▸ **What to work on**: Starting from the top of the material, restate each line exactly until the line that contains "const plotLeft = 202, plotRight", which is also copied. Pictures are excluded.

▸ **Information supplied**:
+-------+

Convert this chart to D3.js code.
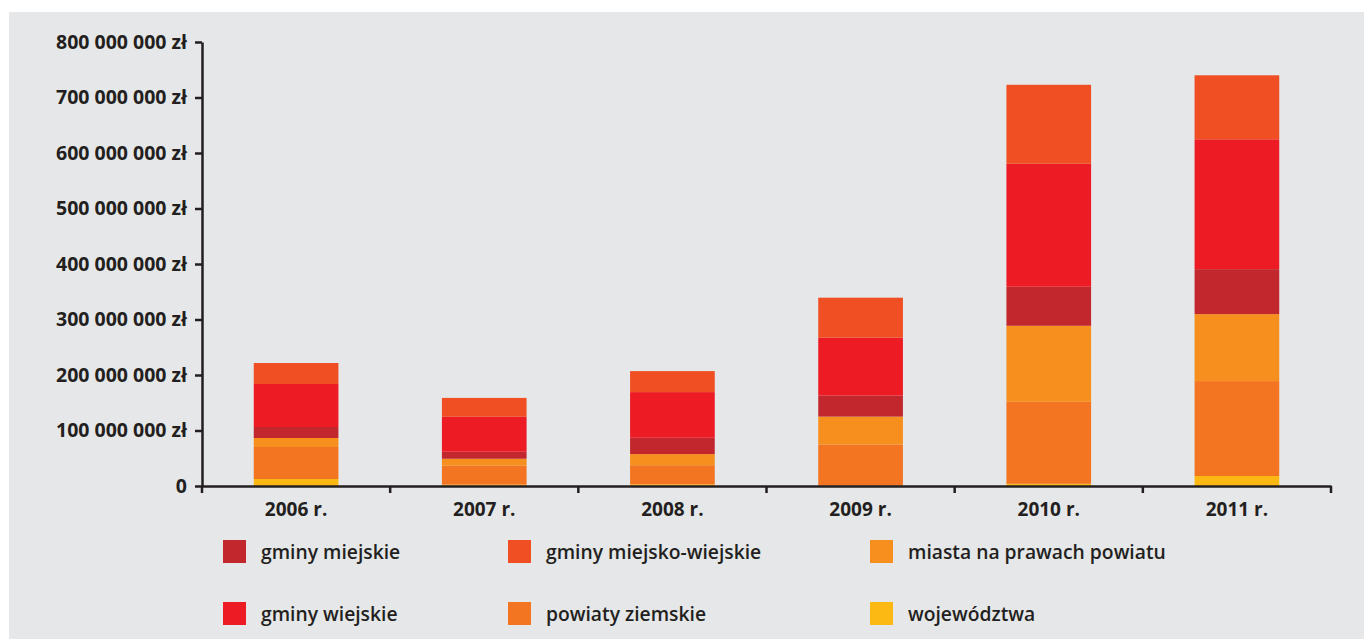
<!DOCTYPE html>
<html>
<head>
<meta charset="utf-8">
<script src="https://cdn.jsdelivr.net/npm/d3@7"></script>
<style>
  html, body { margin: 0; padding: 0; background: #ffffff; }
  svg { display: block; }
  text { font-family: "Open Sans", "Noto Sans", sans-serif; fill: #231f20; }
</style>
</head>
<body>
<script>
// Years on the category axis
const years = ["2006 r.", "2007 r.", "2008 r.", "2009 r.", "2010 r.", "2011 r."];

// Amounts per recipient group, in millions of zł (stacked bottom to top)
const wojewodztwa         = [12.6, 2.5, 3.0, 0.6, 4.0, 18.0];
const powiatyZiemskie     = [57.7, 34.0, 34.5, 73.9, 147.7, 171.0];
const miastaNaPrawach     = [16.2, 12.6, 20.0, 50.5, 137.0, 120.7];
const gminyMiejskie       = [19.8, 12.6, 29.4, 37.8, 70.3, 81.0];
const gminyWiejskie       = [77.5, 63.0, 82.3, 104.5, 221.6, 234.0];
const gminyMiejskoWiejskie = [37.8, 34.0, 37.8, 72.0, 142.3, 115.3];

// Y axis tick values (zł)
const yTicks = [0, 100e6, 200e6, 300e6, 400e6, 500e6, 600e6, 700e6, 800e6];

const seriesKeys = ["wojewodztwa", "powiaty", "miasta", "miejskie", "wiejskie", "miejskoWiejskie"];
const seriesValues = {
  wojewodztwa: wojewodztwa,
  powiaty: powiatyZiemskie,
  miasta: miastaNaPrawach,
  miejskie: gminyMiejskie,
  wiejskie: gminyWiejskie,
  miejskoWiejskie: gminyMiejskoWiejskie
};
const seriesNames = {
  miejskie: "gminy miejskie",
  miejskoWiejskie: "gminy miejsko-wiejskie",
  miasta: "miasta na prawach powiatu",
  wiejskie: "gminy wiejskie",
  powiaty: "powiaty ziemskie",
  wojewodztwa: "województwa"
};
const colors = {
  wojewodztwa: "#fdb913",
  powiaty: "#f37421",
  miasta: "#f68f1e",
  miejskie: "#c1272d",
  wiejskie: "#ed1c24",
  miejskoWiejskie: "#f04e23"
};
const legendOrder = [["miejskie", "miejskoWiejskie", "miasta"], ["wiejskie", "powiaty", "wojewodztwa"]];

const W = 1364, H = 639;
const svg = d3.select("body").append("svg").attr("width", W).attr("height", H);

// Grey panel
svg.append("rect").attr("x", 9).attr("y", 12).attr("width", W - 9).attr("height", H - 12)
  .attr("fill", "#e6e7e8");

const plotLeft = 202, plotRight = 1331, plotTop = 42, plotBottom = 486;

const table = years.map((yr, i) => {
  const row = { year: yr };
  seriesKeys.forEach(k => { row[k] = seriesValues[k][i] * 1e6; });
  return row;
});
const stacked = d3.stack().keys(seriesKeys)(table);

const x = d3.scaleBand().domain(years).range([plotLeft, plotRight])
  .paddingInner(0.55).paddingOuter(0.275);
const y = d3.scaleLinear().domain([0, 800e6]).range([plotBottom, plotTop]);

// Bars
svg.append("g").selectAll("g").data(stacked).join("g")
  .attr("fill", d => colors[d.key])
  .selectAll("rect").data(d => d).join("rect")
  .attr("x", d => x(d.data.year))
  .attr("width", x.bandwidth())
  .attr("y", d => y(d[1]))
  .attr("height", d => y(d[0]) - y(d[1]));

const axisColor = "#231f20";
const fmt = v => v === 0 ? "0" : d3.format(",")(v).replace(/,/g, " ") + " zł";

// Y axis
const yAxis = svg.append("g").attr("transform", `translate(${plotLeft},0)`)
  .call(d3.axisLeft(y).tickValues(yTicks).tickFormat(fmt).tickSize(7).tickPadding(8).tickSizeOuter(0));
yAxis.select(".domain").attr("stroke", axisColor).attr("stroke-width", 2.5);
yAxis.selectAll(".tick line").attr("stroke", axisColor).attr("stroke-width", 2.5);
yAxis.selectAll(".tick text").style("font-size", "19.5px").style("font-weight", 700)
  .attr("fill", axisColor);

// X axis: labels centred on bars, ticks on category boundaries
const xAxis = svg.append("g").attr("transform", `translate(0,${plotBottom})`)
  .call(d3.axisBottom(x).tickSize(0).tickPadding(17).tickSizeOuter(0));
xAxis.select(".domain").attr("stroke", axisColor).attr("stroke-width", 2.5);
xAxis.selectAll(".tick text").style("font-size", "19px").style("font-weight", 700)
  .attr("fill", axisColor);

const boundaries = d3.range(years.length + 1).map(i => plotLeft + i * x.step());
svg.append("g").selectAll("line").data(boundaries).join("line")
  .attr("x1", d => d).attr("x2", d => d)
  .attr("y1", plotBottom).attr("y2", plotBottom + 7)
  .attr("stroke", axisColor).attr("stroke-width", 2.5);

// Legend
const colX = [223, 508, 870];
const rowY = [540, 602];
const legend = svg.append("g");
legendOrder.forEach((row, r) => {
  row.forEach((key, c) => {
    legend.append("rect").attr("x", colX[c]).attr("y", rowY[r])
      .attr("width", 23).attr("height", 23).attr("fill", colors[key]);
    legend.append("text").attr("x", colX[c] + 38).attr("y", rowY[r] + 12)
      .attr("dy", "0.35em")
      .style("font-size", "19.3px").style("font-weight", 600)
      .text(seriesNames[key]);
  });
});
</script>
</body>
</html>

+-------+

▸ **Written solution**:
Convert this chart to D3.js code.
<!DOCTYPE html>
<html>
<head>
<meta charset="utf-8">
<script src="https://cdn.jsdelivr.net/npm/d3@7"></script>
<style>
  html, body { margin: 0; padding: 0; background: #ffffff; }
  svg { display: block; }
  text { font-family: "Open Sans", "Noto Sans", sans-serif; fill: #231f20; }
</style>
</head>
<body>
<script>
// Years on the category axis
const years = ["2006 r.", "2007 r.", "2008 r.", "2009 r.", "2010 r.", "2011 r."];

// Amounts per recipient group, in millions of zł (stacked bottom to top)
const wojewodztwa         = [12.6, 2.5, 3.0, 0.6, 4.0, 18.0];
const powiatyZiemskie     = [57.7, 34.0, 34.5, 73.9, 147.7, 171.0];
const miastaNaPrawach     = [16.2, 12.6, 20.0, 50.5, 137.0, 120.7];
const gminyMiejskie       = [19.8, 12.6, 29.4, 37.8, 70.3, 81.0];
const gminyWiejskie       = [77.5, 63.0, 82.3, 104.5, 221.6, 234.0];
const gminyMiejskoWiejskie = [37.8, 34.0, 37.8, 72.0, 142.3, 115.3];

// Y axis tick values (zł)
const yTicks = [0, 100e6, 200e6, 300e6, 400e6, 500e6, 600e6, 700e6, 800e6];

const seriesKeys = ["wojewodztwa", "powiaty", "miasta", "miejskie", "wiejskie", "miejskoWiejskie"];
const seriesValues = {
  wojewodztwa: wojewodztwa,
  powiaty: powiatyZiemskie,
  miasta: miastaNaPrawach,
  miejskie: gminyMiejskie,
  wiejskie: gminyWiejskie,
  miejskoWiejskie: gminyMiejskoWiejskie
};
const seriesNames = {
  miejskie: "gminy miejskie",
  miejskoWiejskie: "gminy miejsko-wiejskie",
  miasta: "miasta na prawach powiatu",
  wiejskie: "gminy wiejskie",
  powiaty: "powiaty ziemskie",
  wojewodztwa: "województwa"
};
const colors = {
  wojewodztwa: "#fdb913",
  powiaty: "#f37421",
  miasta: "#f68f1e",
  miejskie: "#c1272d",
  wiejskie: "#ed1c24",
  miejskoWiejskie: "#f04e23"
};
const legendOrder = [["miejskie", "miejskoWiejskie", "miasta"], ["wiejskie", "powiaty", "wojewodztwa"]];

const W = 1364, H = 639;
const svg = d3.select("body").append("svg").attr("width", W).attr("height", H);

// Grey panel
svg.append("rect").attr("x", 9).attr("y", 12).attr("width", W - 9).attr("height", H - 12)
  .attr("fill", "#e6e7e8");

const plotLeft = 202, plotRight = 1331, plotTop = 42, plotBottom = 486;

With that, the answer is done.